Access and ownership. Who has access to the archive, and who owns it? If the scribe leaves, does the archive leave with them? Community archives should be community-owned, not individual-owned — stored in systems the community controls and accessible to designated community members, not solely to the person who created them.

Sensitive material. Conflict, failure, and difficulty are as important to document as success and celebration. But sensitive historical material — records of past conflicts, accounts of harm done within the community — requires careful handling. The decision to document, restrict, or share such material should be made deliberately and collectively, not unilaterally.

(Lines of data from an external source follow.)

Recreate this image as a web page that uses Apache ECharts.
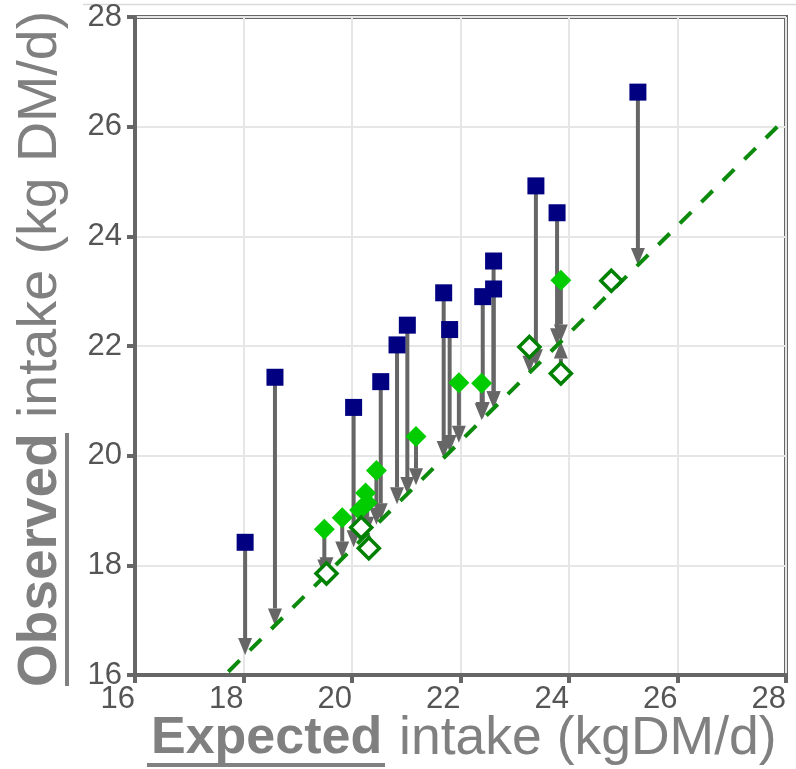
<!DOCTYPE html>
<html>
<head>
<meta charset="utf-8">
<script src="https://cdn.jsdelivr.net/npm/echarts@6/dist/echarts.min.js"></script>
<style>
  html, body { margin: 0; padding: 0; background: #fff; }
  #chart { width: 796px; height: 769px; }
</style>
</head>
<body>
<div id="chart"></div>
<script>
// axis ticks
const axisMin = 16
const axisMax = 28
const axisStep = 2

// blue squares
const blueX = [18.03, 18.58, 20.03, 20.53, 20.83, 21.02, 21.69, 21.80, 22.41, 22.61, 22.61, 23.39, 23.78, 25.27]
const blueY = [18.42, 21.43, 20.88, 21.35, 22.02, 22.38, 22.97, 22.30, 22.90, 23.04, 23.55, 24.92, 24.43, 26.63]

// filled green diamonds
const greenX = [19.49, 19.82, 20.14, 20.25, 20.28, 20.45, 21.18, 21.97, 22.39, 23.85]
const greenY = [18.66, 18.87, 19.01, 19.32, 19.14, 19.73, 20.35, 21.33, 21.32, 23.20]

// open diamonds
const openX = [19.53, 20.17, 20.31, 23.27, 23.85, 24.78]
const openY = [17.85, 18.69, 18.31, 21.98, 21.50, 23.19]

// dashed reference line (two ends)
const lineX = [17.72, 27.84]
const lineY = [16.06, 26.0]

const font = "'Liberation Sans', Arial, sans-serif"

// value of the reference line at x
const onLine = (x) => lineY[0] + (lineY[1] - lineY[0]) * (x - lineX[0]) / (lineX[1] - lineX[0])

let arrowData = []
blueX.forEach((x, i) => arrowData.push([x, blueY[i], onLine(x)]))
greenX.forEach((x, i) => arrowData.push([x, greenY[i], onLine(x)]))
openX.forEach((x, i) => arrowData.push([x, openY[i], onLine(x)]))

const pairs = (xs, ys) => xs.map((x, i) => [x, ys[i]])

const renderArrow = (params, api) => {
    const p0 = api.coord([api.value(0), api.value(1)])
    const p1 = api.coord([api.value(0), api.value(2)])
    const dir = p1[1] >= p0[1] ? 1 : -1
    const headLen = 17
    const headW = 14
    const base = p1[1] - dir * headLen
    const children = []
    if ((base - p0[1]) * dir > 0) {
        children.push({
            type: 'line',
            shape: {x1: p0[0], y1: p0[1], x2: p1[0], y2: base},
            style: {stroke: '#666', lineWidth: 4}
        })
    }
    children.push({
        type: 'polygon',
        shape: {points: [[p1[0], p1[1]], [p1[0] - headW / 2, base], [p1[0] + headW / 2, base]]},
        style: {fill: '#666'}
    })
    return {type: 'group', children: children}
}

const axisCommon = {
    type: 'value',
    min: axisMin,
    max: axisMax,
    interval: axisStep,
    axisLine: {show: true, lineStyle: {color: '#666', width: 4}},
    axisTick: {show: true, length: 8, lineStyle: {color: '#666', width: 4}},
    splitLine: {show: true, lineStyle: {color: '#e6e6e6', width: 2}},
}

let myChart = echarts.init(document.getElementById('chart'), null, {renderer: 'canvas'})
let option = {
    animation: false,
    backgroundColor: '#fff',
    grid: {
        left: 135, right: 10, top: 17, bottom: 94,
        show: true, borderColor: '#666', borderWidth: 4
    },
    xAxis: Object.assign({}, axisCommon, {
        axisLabel: {fontSize: 31, color: '#555', fontFamily: font, align: 'right', margin: 9}
    }),
    yAxis: Object.assign({}, axisCommon, {
        axisLabel: {fontSize: 31, color: '#555', fontFamily: font, margin: 13}
    }),
    series: [
        {
            type: 'custom',
            renderItem: renderArrow,
            data: arrowData,
            z: 2,
            silent: true
        },
        {
            type: 'line',
            data: pairs(lineX, lineY),
            symbol: 'none',
            lineStyle: {color: '#0b8a0b', width: 4, type: [16, 14.3]},
            z: 3
        },
        {
            type: 'scatter',
            data: pairs(blueX, blueY),
            symbol: 'rect',
            symbolSize: 17,
            itemStyle: {color: '#000080', opacity: 1},
            z: 4
        },
        {
            type: 'scatter',
            data: pairs(greenX, greenY),
            symbol: 'diamond',
            symbolSize: 21,
            itemStyle: {color: '#00cc00', opacity: 1},
            z: 5
        },
        {
            type: 'scatter',
            data: pairs(openX, openY),
            symbol: 'diamond',
            symbolSize: 21,
            itemStyle: {color: '#fff', borderColor: '#008000', borderWidth: 3.5, opacity: 1},
            z: 6
        }
    ],
    graphic: [
        {type: 'line', shape: {x1: 83, y1: 4.5, x2: 796, y2: 4.5}, style: {stroke: '#d9d9d9', lineWidth: 1.5}},
        // x title
        {type: 'text', x: 151, y: 739, style: {text: 'Expected', fontFamily: font, fontSize: 52, fontWeight: 'bold', fill: '#808080', align: 'left', verticalAlign: 'middle'}},
        {type: 'text', x: 399, y: 739, style: {text: 'intake (kgDM/d)', fontFamily: font, fontSize: 53.5, fill: '#808080', align: 'left', verticalAlign: 'middle'}},
        {type: 'rect', shape: {x: 147, y: 763, width: 238, height: 4}, style: {fill: '#808080'}},
        // y title
        {type: 'text', x: 41, y: 687, rotation: Math.PI / 2, style: {text: 'Observed', fontFamily: font, fontSize: 55, fontWeight: 'bold', fill: '#808080', align: 'left', verticalAlign: 'middle'}},
        {type: 'text', x: 41, y: 418, rotation: Math.PI / 2, style: {text: 'intake (kg DM/d)', fontFamily: font, fontSize: 55.5, fill: '#808080', align: 'left', verticalAlign: 'middle'}},
        {type: 'rect', shape: {x: 65, y: 433, width: 4, height: 253}, style: {fill: '#808080'}}
    ]
}
option && myChart.setOption(option)
</script>
</body>
</html>
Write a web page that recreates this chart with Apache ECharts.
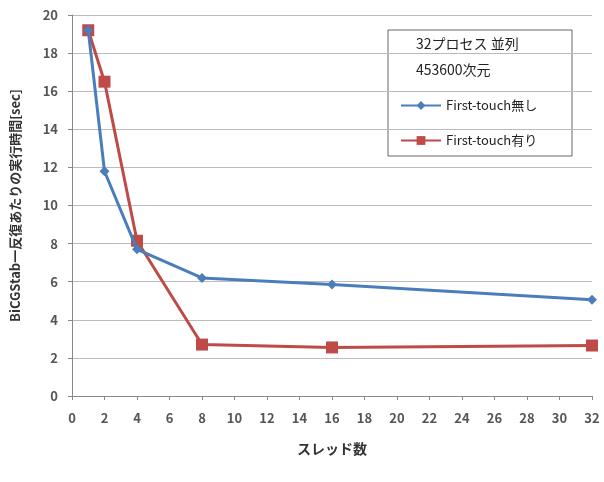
<!DOCTYPE html>
<html>
<head>
<meta charset="utf-8">
<script src="https://cdn.jsdelivr.net/npm/echarts@6/dist/echarts.min.js"></script>
<style>
  html, body { margin: 0; padding: 0; background: #fff; }
  #chart { width: 604px; height: 482px; }
</style>
</head>
<body>
<div id="chart"></div>
<script>
// スレッド数
const threads = [1, 2, 4, 8, 16, 32]
const noFirstTouch = [19.2, 11.8, 7.7, 6.2, 5.85, 5.05]
const withFirstTouch = [19.2, 16.5, 8.15, 2.7, 2.55, 2.65]
const seriesNames = ['First-touch無し', 'First-touch有り']
const boxTitle = ['32プロセス 並列', '453600次元']

const font = '"Noto Sans CJK JP", "DejaVu Sans", sans-serif'
const toPairs = (xs, ys) => xs.map((x, i) => [x, ys[i]])

let myChart = echarts.init(document.getElementById('chart'))
myChart.setOption({
    animation: false,
    textStyle: { fontFamily: font },
    grid: { left: 72, right: 12, top: 15, bottom: 86 },
    xAxis: {
        type: 'value',
        min: 0, max: 32, interval: 2,
        name: 'スレッド数',
        nameLocation: 'middle',
        nameGap: 46,
        nameTextStyle: { fontSize: 14, fontWeight: 'bold', color: '#333' },
        axisLine: { lineStyle: { color: '#888' } },
        axisTick: { show: true, length: 4, lineStyle: { color: '#888' } },
        axisLabel: { color: '#555', fontSize: 13, fontWeight: 'bold', margin: 16 },
        splitLine: { show: false }
    },
    yAxis: {
        type: 'value',
        min: 0, max: 20, interval: 2,
        name: 'BiCGStab一反復あたりの実行時間[sec]',
        nameLocation: 'middle',
        nameGap: 50,
        nameRotate: 90,
        nameTextStyle: { fontSize: 13, fontWeight: 'bold', color: '#333' },
        axisLine: { show: true, lineStyle: { color: '#888' } },
        axisTick: { show: true, length: 4, lineStyle: { color: '#888' } },
        axisLabel: { color: '#555', fontSize: 13, fontWeight: 'bold', margin: 14 },
        splitLine: { lineStyle: { color: '#bbb' } }
    },
    legend: {
        orient: 'vertical',
        left: 395,
        top: 94,
        itemGap: 22,
        itemWidth: 40,
        itemHeight: 11,
        textStyle: { fontSize: 13, color: '#222' },
        data: seriesNames
    },
    graphic: [
        {
            type: 'rect',
            shape: { x: 388, y: 30, width: 184, height: 126 },
            style: { fill: '#fff', stroke: '#666', lineWidth: 1 },
            z: 0
        },
        {
            type: 'text', left: 416, top: 37, z: 10,
            style: { text: boxTitle[0], fontSize: 14, fill: '#222', fontFamily: font }
        },
        {
            type: 'text', left: 416, top: 63, z: 10,
            style: { text: boxTitle[1], fontSize: 14, fill: '#222', fontFamily: font }
        }
    ],
    series: [
        {
            name: seriesNames[0],
            type: 'line',
            data: toPairs(threads, noFirstTouch),
            symbol: 'diamond',
            symbolSize: 10,
            lineStyle: { width: 3 },
            z: 3
        },
        {
            name: seriesNames[1],
            type: 'line',
            data: toPairs(threads, withFirstTouch),
            symbol: 'rect',
            symbolSize: 12,
            lineStyle: { width: 3 },
            z: 2
        }
    ],
    color: ['#4a7ebb', '#be4b48']
})
</script>
</body>
</html>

What Communities Gain from Their Own History

The return on investment in community documentation is not always immediately visible. It accumulates slowly, and its value becomes clearest at inflection points:

- When a new leader arrives and the history briefing takes two hours rather than two years - When a funding application requires evidence of community impact over time - When a conflict erupts and the record shows what was actually decided versus what people remember being decided - When a community anniversary becomes an occasion for genuine reflection rather than vague nostalgia - When a community faces an external threat and its documented history becomes evidence of legitimacy and continuity

Communities without documentation are always, in a sense, starting over. Communities with it carry their past as a resource rather than a mystery.

The scribe is the person who makes that possible. It is a role that deserves to be named, resourced, and celebrated — because the community that knows where it has been is the community best equipped to choose where it is going.